- **What you need to do**: Among the entries below, copy only the span from the line containing "Give me the matplotlib source for this chart." through the line containing "25.56, 25.35, 25.12]". Do so exactly, and skip the pictures.

- **Items**:
################

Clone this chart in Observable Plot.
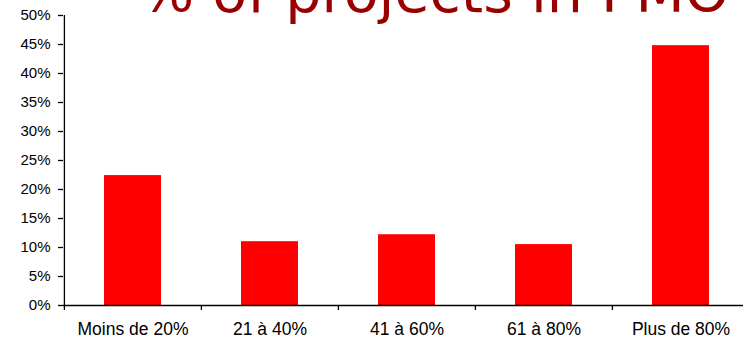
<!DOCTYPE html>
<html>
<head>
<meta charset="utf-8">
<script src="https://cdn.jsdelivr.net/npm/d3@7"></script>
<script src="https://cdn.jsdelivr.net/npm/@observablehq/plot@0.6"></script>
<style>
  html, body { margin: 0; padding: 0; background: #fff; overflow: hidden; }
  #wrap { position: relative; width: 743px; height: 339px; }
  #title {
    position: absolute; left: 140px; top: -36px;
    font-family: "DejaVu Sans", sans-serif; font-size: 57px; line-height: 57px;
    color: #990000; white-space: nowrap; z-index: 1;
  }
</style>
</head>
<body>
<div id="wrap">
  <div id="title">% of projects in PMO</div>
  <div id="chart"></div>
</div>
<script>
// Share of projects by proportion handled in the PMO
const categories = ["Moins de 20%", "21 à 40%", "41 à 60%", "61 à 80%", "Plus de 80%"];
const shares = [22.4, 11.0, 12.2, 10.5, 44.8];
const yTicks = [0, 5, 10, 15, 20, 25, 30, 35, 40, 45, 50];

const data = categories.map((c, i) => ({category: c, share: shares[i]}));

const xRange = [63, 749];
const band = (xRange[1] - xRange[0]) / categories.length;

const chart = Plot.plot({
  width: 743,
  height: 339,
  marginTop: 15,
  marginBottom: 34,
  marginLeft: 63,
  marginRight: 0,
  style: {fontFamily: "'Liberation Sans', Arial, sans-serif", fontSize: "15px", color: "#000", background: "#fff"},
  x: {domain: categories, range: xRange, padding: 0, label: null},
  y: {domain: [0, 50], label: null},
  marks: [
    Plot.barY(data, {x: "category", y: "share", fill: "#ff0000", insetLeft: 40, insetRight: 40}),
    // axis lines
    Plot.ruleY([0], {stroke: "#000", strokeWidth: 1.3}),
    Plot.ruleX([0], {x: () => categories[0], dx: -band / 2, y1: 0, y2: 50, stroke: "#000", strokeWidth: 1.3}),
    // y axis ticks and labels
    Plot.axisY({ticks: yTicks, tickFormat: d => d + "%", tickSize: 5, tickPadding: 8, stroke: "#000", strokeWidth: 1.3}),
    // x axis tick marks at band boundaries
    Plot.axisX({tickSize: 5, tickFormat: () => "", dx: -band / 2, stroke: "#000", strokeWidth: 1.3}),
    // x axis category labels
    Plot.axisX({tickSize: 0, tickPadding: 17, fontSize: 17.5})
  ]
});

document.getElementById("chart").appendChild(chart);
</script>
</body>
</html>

################

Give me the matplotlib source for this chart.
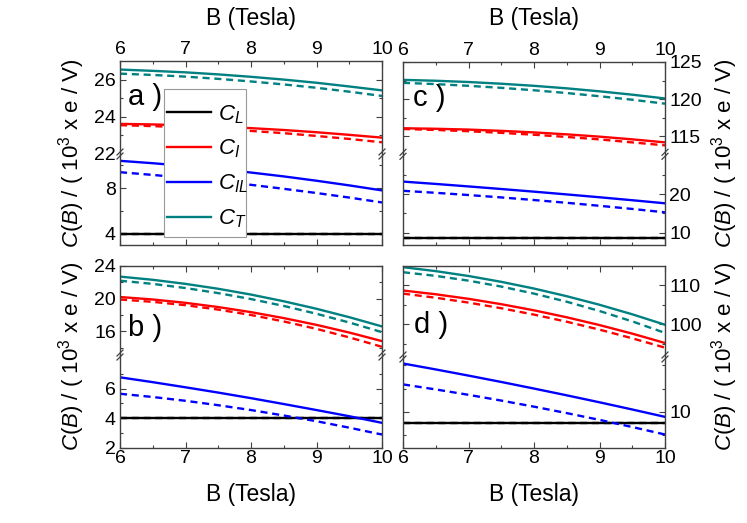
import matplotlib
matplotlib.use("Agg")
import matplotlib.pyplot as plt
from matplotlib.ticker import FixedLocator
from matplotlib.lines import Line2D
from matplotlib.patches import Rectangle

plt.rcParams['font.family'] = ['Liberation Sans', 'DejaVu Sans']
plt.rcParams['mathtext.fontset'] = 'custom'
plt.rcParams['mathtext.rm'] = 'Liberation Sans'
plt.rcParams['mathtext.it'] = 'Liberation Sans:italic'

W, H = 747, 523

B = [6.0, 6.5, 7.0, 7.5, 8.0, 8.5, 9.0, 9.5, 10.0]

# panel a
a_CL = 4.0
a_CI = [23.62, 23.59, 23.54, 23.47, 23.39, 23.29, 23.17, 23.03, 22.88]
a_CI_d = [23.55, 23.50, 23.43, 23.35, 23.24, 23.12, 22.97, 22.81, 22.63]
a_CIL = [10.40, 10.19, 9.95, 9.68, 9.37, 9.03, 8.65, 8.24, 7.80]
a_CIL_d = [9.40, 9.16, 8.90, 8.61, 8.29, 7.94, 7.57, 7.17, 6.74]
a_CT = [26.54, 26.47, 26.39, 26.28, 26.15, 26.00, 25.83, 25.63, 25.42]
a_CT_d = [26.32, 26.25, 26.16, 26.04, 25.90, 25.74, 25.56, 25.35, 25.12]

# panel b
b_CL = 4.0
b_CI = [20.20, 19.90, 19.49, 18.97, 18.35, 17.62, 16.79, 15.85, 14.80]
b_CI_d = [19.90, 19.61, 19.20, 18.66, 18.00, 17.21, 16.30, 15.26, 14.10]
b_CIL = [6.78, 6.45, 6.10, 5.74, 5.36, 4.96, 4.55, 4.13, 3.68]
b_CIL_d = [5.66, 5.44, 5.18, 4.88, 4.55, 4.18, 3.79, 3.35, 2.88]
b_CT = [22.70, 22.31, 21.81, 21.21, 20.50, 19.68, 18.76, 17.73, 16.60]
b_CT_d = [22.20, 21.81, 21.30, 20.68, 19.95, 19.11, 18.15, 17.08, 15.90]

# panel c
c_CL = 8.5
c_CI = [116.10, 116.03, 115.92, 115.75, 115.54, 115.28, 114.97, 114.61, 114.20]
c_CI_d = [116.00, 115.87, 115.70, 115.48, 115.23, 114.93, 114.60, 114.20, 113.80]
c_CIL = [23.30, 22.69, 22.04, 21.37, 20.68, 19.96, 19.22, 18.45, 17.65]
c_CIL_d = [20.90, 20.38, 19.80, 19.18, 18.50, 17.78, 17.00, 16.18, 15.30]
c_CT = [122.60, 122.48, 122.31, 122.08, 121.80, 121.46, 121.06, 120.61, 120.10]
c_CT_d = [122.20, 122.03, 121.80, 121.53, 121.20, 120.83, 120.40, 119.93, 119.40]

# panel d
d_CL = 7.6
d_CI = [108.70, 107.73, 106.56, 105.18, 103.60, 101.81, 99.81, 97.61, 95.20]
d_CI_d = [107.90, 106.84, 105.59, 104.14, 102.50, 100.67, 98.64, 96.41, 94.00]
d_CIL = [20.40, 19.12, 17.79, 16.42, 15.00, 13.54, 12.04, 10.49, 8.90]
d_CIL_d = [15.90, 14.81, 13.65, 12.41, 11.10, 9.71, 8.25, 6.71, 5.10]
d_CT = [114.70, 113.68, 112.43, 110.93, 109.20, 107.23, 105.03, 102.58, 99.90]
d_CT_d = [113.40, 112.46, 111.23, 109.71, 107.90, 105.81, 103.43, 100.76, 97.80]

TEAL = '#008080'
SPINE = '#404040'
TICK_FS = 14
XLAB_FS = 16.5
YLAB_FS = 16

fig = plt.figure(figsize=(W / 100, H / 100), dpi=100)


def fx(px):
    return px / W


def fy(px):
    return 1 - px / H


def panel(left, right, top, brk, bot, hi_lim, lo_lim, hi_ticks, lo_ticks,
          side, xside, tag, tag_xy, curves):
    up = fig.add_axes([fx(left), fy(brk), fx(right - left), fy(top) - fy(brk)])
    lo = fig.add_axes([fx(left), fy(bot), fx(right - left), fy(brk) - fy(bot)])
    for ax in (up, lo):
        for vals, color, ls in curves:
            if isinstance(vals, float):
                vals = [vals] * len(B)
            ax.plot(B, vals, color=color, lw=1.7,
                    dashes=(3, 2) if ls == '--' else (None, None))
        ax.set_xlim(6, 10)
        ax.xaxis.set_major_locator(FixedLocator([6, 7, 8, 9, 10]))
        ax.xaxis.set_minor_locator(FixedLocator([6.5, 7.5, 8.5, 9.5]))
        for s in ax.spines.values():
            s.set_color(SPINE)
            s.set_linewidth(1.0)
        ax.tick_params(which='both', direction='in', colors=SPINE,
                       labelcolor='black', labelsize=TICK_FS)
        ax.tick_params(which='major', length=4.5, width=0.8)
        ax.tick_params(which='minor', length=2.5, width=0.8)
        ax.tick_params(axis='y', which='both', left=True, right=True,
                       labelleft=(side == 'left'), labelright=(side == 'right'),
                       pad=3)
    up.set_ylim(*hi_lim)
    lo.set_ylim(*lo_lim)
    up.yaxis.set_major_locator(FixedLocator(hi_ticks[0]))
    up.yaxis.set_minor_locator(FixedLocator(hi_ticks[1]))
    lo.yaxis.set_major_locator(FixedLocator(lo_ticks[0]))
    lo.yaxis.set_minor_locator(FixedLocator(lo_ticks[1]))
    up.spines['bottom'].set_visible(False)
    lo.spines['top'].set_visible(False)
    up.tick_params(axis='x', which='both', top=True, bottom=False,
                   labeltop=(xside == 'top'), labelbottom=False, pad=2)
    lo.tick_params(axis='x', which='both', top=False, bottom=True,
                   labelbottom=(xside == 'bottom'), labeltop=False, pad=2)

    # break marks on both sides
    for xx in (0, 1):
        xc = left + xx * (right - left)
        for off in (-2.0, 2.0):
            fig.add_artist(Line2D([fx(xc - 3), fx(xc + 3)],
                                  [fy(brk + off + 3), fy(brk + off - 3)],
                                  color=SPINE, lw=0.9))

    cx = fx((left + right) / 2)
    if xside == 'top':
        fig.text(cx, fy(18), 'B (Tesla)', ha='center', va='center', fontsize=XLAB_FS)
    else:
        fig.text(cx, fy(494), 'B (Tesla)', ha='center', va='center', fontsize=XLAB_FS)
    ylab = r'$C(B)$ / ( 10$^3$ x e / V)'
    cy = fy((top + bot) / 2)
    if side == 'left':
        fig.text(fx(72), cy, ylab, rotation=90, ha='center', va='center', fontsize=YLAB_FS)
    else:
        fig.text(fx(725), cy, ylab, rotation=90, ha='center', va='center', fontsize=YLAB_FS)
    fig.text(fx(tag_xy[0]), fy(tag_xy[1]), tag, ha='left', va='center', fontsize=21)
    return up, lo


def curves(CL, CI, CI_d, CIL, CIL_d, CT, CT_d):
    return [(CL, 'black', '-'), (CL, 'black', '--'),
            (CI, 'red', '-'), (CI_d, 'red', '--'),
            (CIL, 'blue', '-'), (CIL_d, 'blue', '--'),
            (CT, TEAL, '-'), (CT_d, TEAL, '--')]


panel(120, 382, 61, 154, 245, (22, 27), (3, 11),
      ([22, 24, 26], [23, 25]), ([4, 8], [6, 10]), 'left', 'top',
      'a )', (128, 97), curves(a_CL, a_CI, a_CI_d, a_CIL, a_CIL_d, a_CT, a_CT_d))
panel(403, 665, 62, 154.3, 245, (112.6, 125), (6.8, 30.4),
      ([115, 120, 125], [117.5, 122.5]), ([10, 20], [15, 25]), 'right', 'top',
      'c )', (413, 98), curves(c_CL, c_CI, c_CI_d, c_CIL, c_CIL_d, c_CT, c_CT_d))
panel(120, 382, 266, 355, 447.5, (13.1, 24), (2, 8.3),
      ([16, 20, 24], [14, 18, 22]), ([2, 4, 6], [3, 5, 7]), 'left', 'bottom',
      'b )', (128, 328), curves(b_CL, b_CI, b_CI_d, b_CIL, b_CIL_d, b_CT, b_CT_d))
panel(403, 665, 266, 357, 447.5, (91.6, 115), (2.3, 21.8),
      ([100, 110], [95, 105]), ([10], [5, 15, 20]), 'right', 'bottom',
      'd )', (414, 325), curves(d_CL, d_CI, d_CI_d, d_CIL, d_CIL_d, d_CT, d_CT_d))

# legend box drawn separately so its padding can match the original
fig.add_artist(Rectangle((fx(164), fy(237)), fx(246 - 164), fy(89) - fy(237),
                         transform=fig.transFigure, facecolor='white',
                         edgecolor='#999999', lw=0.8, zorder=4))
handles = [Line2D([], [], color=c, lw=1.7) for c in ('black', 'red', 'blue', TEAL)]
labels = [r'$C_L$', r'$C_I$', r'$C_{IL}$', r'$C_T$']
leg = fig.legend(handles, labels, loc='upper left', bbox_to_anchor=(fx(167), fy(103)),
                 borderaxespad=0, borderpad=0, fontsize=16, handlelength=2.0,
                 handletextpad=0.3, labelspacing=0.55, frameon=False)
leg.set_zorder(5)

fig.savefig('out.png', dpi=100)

################

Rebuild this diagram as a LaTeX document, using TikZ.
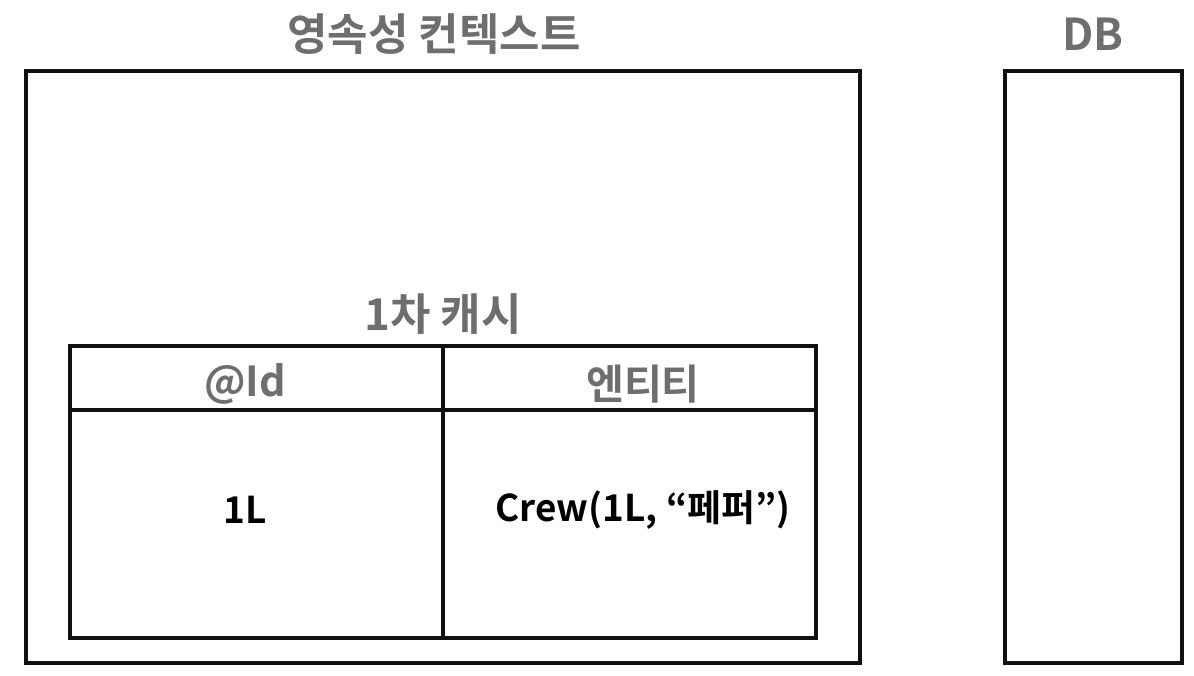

################

- **Complete answer**:
Give me the matplotlib source for this chart.
import matplotlib
matplotlib.use("Agg")
import matplotlib.pyplot as plt
from matplotlib.ticker import FixedLocator
from matplotlib.lines import Line2D
from matplotlib.patches import Rectangle

plt.rcParams['font.family'] = ['Liberation Sans', 'DejaVu Sans']
plt.rcParams['mathtext.fontset'] = 'custom'
plt.rcParams['mathtext.rm'] = 'Liberation Sans'
plt.rcParams['mathtext.it'] = 'Liberation Sans:italic'

W, H = 747, 523

B = [6.0, 6.5, 7.0, 7.5, 8.0, 8.5, 9.0, 9.5, 10.0]

# panel a
a_CL = 4.0
a_CI = [23.62, 23.59, 23.54, 23.47, 23.39, 23.29, 23.17, 23.03, 22.88]
a_CI_d = [23.55, 23.50, 23.43, 23.35, 23.24, 23.12, 22.97, 22.81, 22.63]
a_CIL = [10.40, 10.19, 9.95, 9.68, 9.37, 9.03, 8.65, 8.24, 7.80]
a_CIL_d = [9.40, 9.16, 8.90, 8.61, 8.29, 7.94, 7.57, 7.17, 6.74]
a_CT = [26.54, 26.47, 26.39, 26.28, 26.15, 26.00, 25.83, 25.63, 25.42]
a_CT_d = [26.32, 26.25, 26.16, 26.04, 25.90, 25.74, 25.56, 25.35, 25.12]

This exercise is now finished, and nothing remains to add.